Thomas Teegan, also known as Trout, is only six weeks retired as a DI in the gardaí when he gets a phone call in the middle of the night, but someone has mistaken him for someone else and the caller sounds like he’s being shot. A trip to a nearby bog the following day with an old friend finds Trout and his pal stumbling over a dead body that hasn’t been there long. It appears the phone call of the previous night and this shooting are connected. How many murders happen on the same night in rural County Clare? Trout’s suspicions are on high alert, but he’s also reminded that this kind of thing is no longer his problem – he’s retired. But as an old colleague of his remarks: “You can retire a detective but you can’t stop him thinking!”

This is a first-rate ‘cosy crime’ novel with plenty of amusing banter, along with wine, coffee and intrigue. Think Richard Osman with a west of Ireland brogue. An impressive debut.

The Chancer, Fiona Graham, Sonny & Skye, €12.99

Donnie McNamara is sick of his little west of Ireland hometown. He was born to be a star, he just knows it. And so he heads for the bright lights of LA, only to find that the streets of Hollywood are not paved with gold. And that his acting skills, such as they are, do not really reflect what America is looking for in 1989. He teams up with burnt-out ex-celebrity Abe and they form a bond of sorts. The story takes us through Donnie’s misadventures in the Land of Opportunity where he simply can’t find one.

The plot here is vaguely similar to that of Martin McDonagh’s The Cripple of Inishmaan, but without McDonagh’s depth or resonance. That said, it’s an entertaining romp about the world of film from someone who has worked in the world of film, and would likely make a solid comic movie.
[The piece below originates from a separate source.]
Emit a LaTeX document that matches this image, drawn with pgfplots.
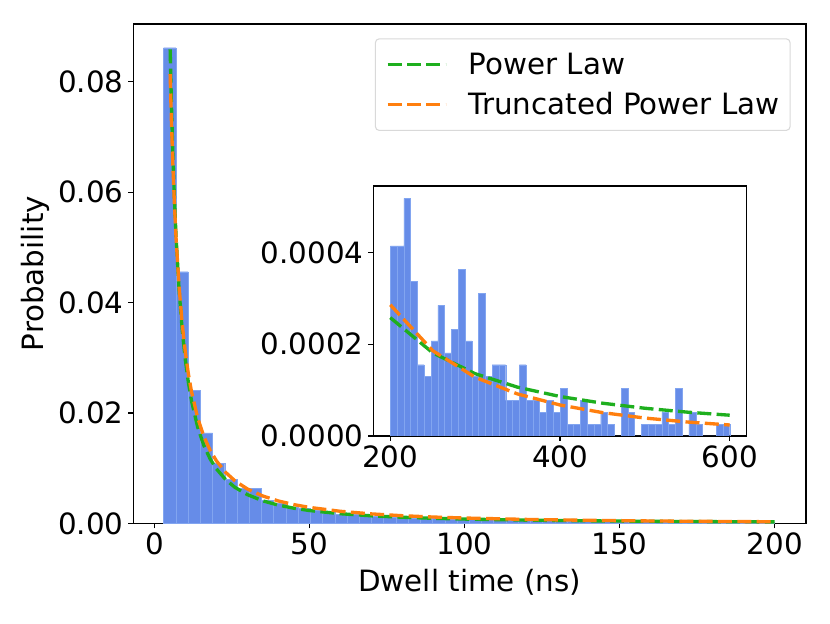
\documentclass[border=0pt]{standalone}
\usepackage{pgfplots}
\pgfplotsset{compat=1.18}
\usepackage{fontspec}
\setmainfont{DejaVu Sans}
\definecolor{barblue}{RGB}{102,140,232}
\definecolor{baredge}{RGB}{130,165,240}
\definecolor{plgreen}{RGB}{30,175,30}
\definecolor{tplorange}{RGB}{255,127,14}
\newcommand{\ff}{\fontsize{22}{26}\selectfont}
\begin{document}
\begin{tikzpicture}
\useasboundingbox (-100pt,-74.8pt) rectangle (522.5pt,392.5pt);
\pgfplotsset{
  every axis/.append style={
    scale only axis,
    axis line style={line width=0.8pt},
    tick style={line width=0.8pt,black},
    tick align=outside,
    major tick length=3.75pt,
    xtick pos=bottom, ytick pos=left,
    tick label style={font=\ff},
    label style={font=\ff},
    /pgf/number format/assume math mode=true,
    scaled y ticks=false,
    scaled x ticks=false,
  },
  fitline/.style={line width=2.5pt, dash pattern=on 10.5pt off 4pt},
}
\begin{axis}[
  name=main,
  at={(0,0)}, anchor=south west,
  width=504.5pt, height=374.5pt,
  xmin=-6.77, xmax=210.1, ymin=0, ymax=0.0905,
  xtick={0,50,100,150,200},
  ytick={0,0.02,0.04,0.06,0.08},
  yticklabel style={/pgf/number format/.cd,fixed,fixed zerofill,precision=2},
  xlabel={Dwell time (ns)},
  ylabel={Probability},
  xlabel style={at={(axis description cs:0.5,-0.1176)},anchor=center},
  ylabel style={at={(axis description cs:-0.146,0.5)},anchor=center,rotate=0},
  legend style={at={(axis description cs:0.9772,0.9714)},anchor=north east,
    draw=black!15, line width=0.8pt, rounded corners=3pt, fill=white,
    font=\ff, inner xsep=8pt, inner ysep=10.5pt, row sep=12pt,
    nodes={inner sep=0pt},
    /tikz/every odd column/.append style={column sep=16pt}},
  legend cell align=left,
  legend image code/.code={\draw[#1] (0pt,0pt) -- (43.5pt,0pt);},
]
\addplot[ybar interval, fill=barblue, draw=baredge, line width=0.3pt, forget plot] coordinates {
(3.00,0.0862) (6.94,0.0456) (10.88,0.0241) (14.82,0.0164) (18.76,0.0109)
(22.70,0.0080) (26.64,0.0064) (30.58,0.0063) (34.52,0.0042) (38.46,0.0036)
(42.40,0.0030) (46.34,0.0027) (50.28,0.0024) (54.22,0.0021) (58.16,0.0016)
(62.10,0.0016) (66.04,0.0014) (69.98,0.0013) (73.92,0.0011) (77.86,0.0011)
(81.80,0.00100) (85.74,0.00095) (89.68,0.00088) (93.62,0.00080) (97.56,0.00078)
(101.50,0.00072) (105.44,0.00066) (109.38,0.00063) (113.32,0.00060) (117.26,0.00055)
(121.20,0.00050) (125.14,0.00050) (129.08,0.00046) (133.02,0.00044) (136.96,0.00040)
(140.90,0.00040) (144.84,0.00036) (148.78,0.00034) (152.72,0.00033) (156.66,0.00031)
(160.60,0.00030) (164.54,0.00029) (168.48,0.00036) (172.42,0.00034) (176.36,0.00026)
(180.30,0.00025) (184.24,0.00023) (188.18,0.00022) (192.12,0.00028) (196.06,0.00024)
(200.00,0.00024)
};
\addplot[plgreen, fitline] coordinates {
(5.1,0.0859) (5.5,0.07625) (6,0.06643) (6.5,0.05853) (7,0.05205) (8,0.04214) (9,0.03497)
(10,0.02960) (11,0.02546) (12,0.02217) (14,0.01737) (16,0.01406) (18,0.01167)
(20,0.00988) (23,0.00792) (26,0.00652) (30,0.00520) (35,0.00407) (40,0.00330)
(45,0.00274) (50,0.00232) (60,0.00174) (70,0.00136) (80,0.00110) (90,0.000914)
(100,0.000773) (120,0.000580) (140,0.000455) (160,0.000368) (180,0.000305) (200,0.000258)
};
\addlegendentry{Power Law}
\addplot[tplorange, fitline] coordinates {
(5.1,0.0814) (5.5,0.07309) (6,0.06453) (6.5,0.05755) (7,0.05175) (8,0.04273) (9,0.03607)
(10,0.03099) (11,0.02701) (12,0.02382) (14,0.01906) (16,0.01570) (18,0.01322)
(20,0.01134) (23,0.00923) (26,0.00770) (30,0.00623) (35,0.00495) (40,0.00405)
(45,0.00339) (50,0.00289) (60,0.00218) (70,0.00171) (80,0.00138) (90,0.00114)
(100,0.000962) (120,0.000710) (140,0.000545) (160,0.000430) (180,0.000348) (200,0.000286)
};
\addlegendentry{Truncated Power Law}
\end{axis}
\begin{axis}[
  at={(180pt,65.5pt)}, anchor=south west,
  width=280pt, height=187.5pt,
  axis background/.style={fill=white},
  xmin=180, xmax=620, ymin=0, ymax=0.000545,
  xtick={200,400,600},
  ytick={0,0.0002,0.0004},
  yticklabel style={/pgf/number format/.cd,fixed,fixed zerofill,precision=4},
]
\addplot[ybar interval, fill=barblue, draw=baredge, line width=0.3pt] coordinates {
(200,0.0004144) (208,0.0004144) (216,0.000518) (224,0.0003367) (232,0.0001554)
(240,0.0001295) (248,0.0002072) (256,0.0002849) (264,0.0001813) (272,0.0002331)
(280,0.0003626) (288,0.0002072) (296,0.0001295) (304,0.0003108) (312,0.0001295)
(320,0.0001554) (328,0.0001554) (336,0.0000777) (344,0.0000777) (352,0.0001554)
(360,0.0000777) (368,0.0000777) (376,0.0000518) (384,0.0000777) (392,0.0000518)
(400,0.0001036) (408,0.0000259) (416,0.0000259) (424,0.0000777) (432,0.0000259)
(440,0.0000259) (448,0.0000518) (456,0.0000259) (464,0) (472,0.0001036)
(480,0.0000518) (488,0) (496,0.0000259) (504,0.0000259) (512,0.0000259)
(520,0.0000518) (528,0.0000259) (536,0.0001036) (544,0) (552,0.0000518)
(560,0.0000259) (568,0) (576,0) (584,0.0000259) (592,0.0000259)
(600,0.0000259)
};
\addplot[plgreen, fitline] coordinates {
(200,0.000258) (250,0.0001813) (300,0.0001358) (350,0.0001064) (400,0.0000861)
(450,0.0000715) (500,0.0000605) (550,0.0000520) (600,0.0000453)
};
\addplot[tplorange, fitline] coordinates {
(200,0.000286) (250,0.000186) (300,0.000128) (350,0.0000916) (400,0.0000676)
(450,0.0000510) (500,0.0000391) (550,0.0000305) (600,0.0000240)
};
\end{axis}
\end{tikzpicture}
\end{document}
Lovelight Farms, BK Borison, Pan Books €12.99

Stella has inherited her grandfather’s much-loved Christmas tree farm. But the farm’s decline in recent years means Stella has inherited more of a liability than an asset. She’s prepared to put in the hard work to return it to commercial success. Problem is, although she has the best of intentions and plans, she doesn’t have the necessary cash. She enters a contest to win $100,000 of investment money but has lied on her entry form, saying she runs the farm with her boyfriend. Stella doesn’t have a boyfriend. Just a friend, Luka, who has zero romantic notions. A charming little romcom for fans of the genre.

Soldier Sailor, Claire Kilroy, Faber, €16.99

Motherhood, not as a vocation, but as a raw, visceral, round-the-clock macabre merry-go-round of exhaustion and despair is the stuff of this novel, narrated by otherwise unnamed Soldier (the mother) who is addressing her baby son, Sailor. The only thing that stops this new mam from killing herself or her child (though I’d have cheered her on for killing her worse-than-useless husband) is her consuming and obsessive, almost violent love for her tiny boy. This is mud in the eye to those ads – we all know them – portraying white-clad, fragrant mothers of white-clad, spotless babies, hawking everything from soap suds to powdered milk in a world of la-la make-believe.

This novel is motherhood in the real world, with all the screaming fits and fevers, all the bangs and falls, all the feeding spoons sent into orbit, the pukes, the dubious nappies, the myriad crises of every single day and, ever more so, every night. How we survive it is beyond me. My only gripe with this superb novel is the cardboard cut-out whinger of a husband. He is utterly useless on all fronts, and when he gets behind a steering wheel, even with Baby in the back seat, he drives like a homicidal basket case. Soldier’s stumbling over an old school friend, a father playing the role of mother to his own baby, is the only grain of sanity in her wretched existence. If you’re at that time of life when you’re feeling broody, maybe you should read this first!

Footnotes

The Hill of Uisneach in Westmeath is hosting a midsummer event on June 21, Summer Solstice on the Hill, an evening of stories and reflections on our ancient heritage. See uisneach.ie for details.

The Beyond the Pale festival of music, food and art takes place between June 16 to 18 in one of the loveliest landscapes in the country, Glendalough. See itsbeyondthepale.ie for details.